The last two categories in the revenue model hackpad (mobile and gaming) are not really revenue models, they are sectors that have interesting revenue models worth discussing in this series. Today we will discuss mobile and next week we will discuss gaming.
Here is what we filled out for mobile in the revenue model hackpad:
Mobile offers revenue opportunities that the web does not for a few reasons. First, the downloadable app/app store model makes selling your software much easier on mobile than it is on the web. In 2012, almost $7bn of apps were sold in the iOS and Android app stores. Most of these purchases are being made as in app upgrades instead of initial purchases.
But as huge as app sales are, including in app purchases, I believe this will be the smallest of the big three mobile revenue models over time (app purchases, advertising, and transactions).
The mobile advertising market was estimated at around $3bn in 2012 but it is growing twice as fast as app purchases and is projected by Gartner to be over $20bn by 2015, a 90% annual compound growth rate (that compares to app purchases which are growing at about 30% per year).
I do not believe that we have yet cracked the code on mobile advertising. Mobile native approaches like Twitter's promoted tweets show the way. Interruption and "display" models aren't likely to work in mobile so we will need ad formats and solutions that are truly native in the mobile app and browser. The market is quickly innovating and I believe we will see a number of interesting models emerge this year which will cause the mobile ad market to grow quickly.

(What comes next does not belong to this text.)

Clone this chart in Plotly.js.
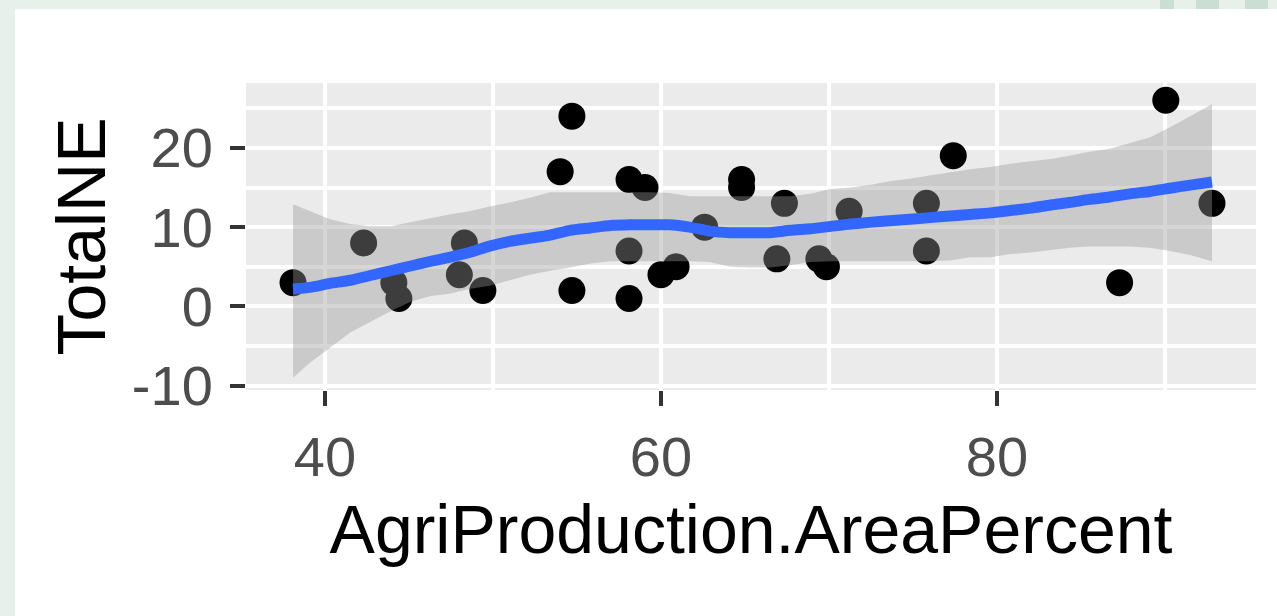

But as attractive as selling apps and running ads on them is, I believe the biggest and most attractive model in mobile is the transaction. Slowly but surely, our phone is becoming our wallet. And I don't mean wallet in the way that Google and PayPal think. I don't think we will necessarily have a mobile wallet. I think the apps on the phones will just have native transaction capability in them.
I have a friend who recently moved from NYC to SF and was back in NYC for a week of meetings. He told me he kept accidentally getting out of cabs without paying while he was in NYC. Using Uber in SF had trained him that once he had booked the ride on his phone, that was all he needed to do. Soon hopefully we will all be doing that with our Hailo app in NYC.
But that is just an example. Imagine if you could both checkin and checkout on your Foursquare app? Imagine if you could just walk into a movie or an airplane just using your phone (you can!). All of these things are possible without mobile wallets. The phone is our mobile wallet.
So I think transactions will be the biggest and most native form of monetization on mobile over time. That doesn't mean that you can't build a good business doing in app upgrades and mobile advertising. But it does mean that transactional networks on mobile is the biggest opportuntity in mobile that I see.